Empezaría con esta reflexión que leía anteayer: «Vale la pena reflexionar si las mujeres toman decisiones de Estado sustantivamente diferentes y/o mejores que sus contrapartes. El cambio de paradigma tal vez no dependa sólo de una cuota».
Ahora que parecen imponerse decisiones ministeriales provocadas por mujeres -y no entro en valorar si acertadas o no, esa sería otra cuestión a razonar-, me siento si cabe, más tranquilo en el deseo de que no toda la carga abusiva de esta sociedad debe de ir encaminada hacia la mujer como peso de tradición histórica. Tal vez, no me guste mucho esa palabra de empoderamiento, tal y como algunos colectivos la aprovechan y sí, como ese deseo de alcanzar la igualdad necesaria, pero no hay duda, que debemos erradicar de una vez por todas, los desequilibrios sociales en eso de ser mujer o ser hombre.
Yo creo que compartimos todos el que la pandemia de la Covid-19 nos ha reforzado esa idea que ya teníamos en cuanto a reconocer que los fundamentos de la riqueza y el bienestar mundial siguen descansando, como antes, en la esfera de la reproducción social y en el trabajado de cuidado hacia los demás. Y si analizamos al detalle, sin entrar en más suspicacias, ese trabajo de cuidado es realizado principalmente por mujeres y, en general, por personas cuya labor y cuyas vidas son infravaloradas y marginadas por ideas e instituciones sexistas, racistas, clasistas y homófobas.
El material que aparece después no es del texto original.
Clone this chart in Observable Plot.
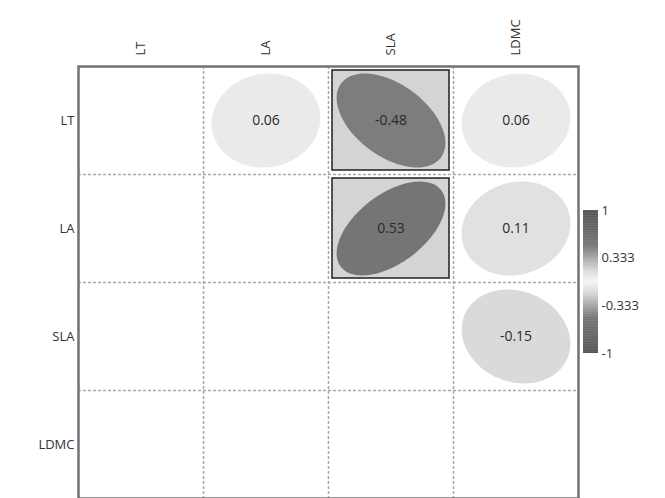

La situación a la que hemos llegado y que todavía ha agravado la que ya de por sí existía, ha hecho que los gobiernos respondan todavía con mayor fuerza en cargar en esas personas cuyo trabajo es cuidar, para asegurar la salud pública. Por esos, políticas privadas en algunos casos, tanto en educación como atención médica o servicios básicos aumentan la vulnerabilidad de mujeres, niños y niñas, refugiados, migrantes, personas sin hogar o todos aquellos que se dedican al cuidado de los demás.
Por eso no quiero que se sigan definiendo o estereotipando a muchas mujeres como Melibeas o Adelitas, o no sé de qué otro nombre podríamos encuadrarlas, siguiendo esos parámetros de desequilibrio social, cuando muchas de ellas ocupan y saben ocupar el lugar que dignamente merecen. La participación de las mujeres en la vida pública es histórica, pero no necesariamente reconocida o suficiente. Recuerdo en México aquella revolución donde las Adelitas sentaron precedente, incluso la independencia sin Josefa Ortiz no tendría sentido; pero recuerdo a las mujeres diputadas españolas de la Segunda República como Victoria o Clara Campoamor, sin olvidarnos a María de Maeztu, en nuestro país, por lo que lucharon, por el ejemplo que dieron y la necesaria recompensa que aún no ha llegado, y si no díganselo a Rigoberta Menchú o en el recuerdo de nuestra Teresa de Calcuta, y porqué no Emilia Pardo Bazán, ahora en aniversario.
Sin embargo, hubo y hay Melibeas, aquel personaje que Fernando de Rojas inventó y que expuesta a la seducción del pendenciero caballero -de esos ahora hay muchos- supo rechazarlo de pleno dado su alto sentido del honor -ahora un poco perdido en estos tiempos que corren- en el que había sido educada. No me gustaría que fueran hechizadas por brujas o alcahuetas, estas mujeres que saben defender su «honor de mujer» ante los machismos que siguen provocando violencias y vejaciones, pero tampoco me gustaría que el caudillismo que están ejerciendo algunas trastoque los paradigmas de la igualdad buscada, necesitada y sentida.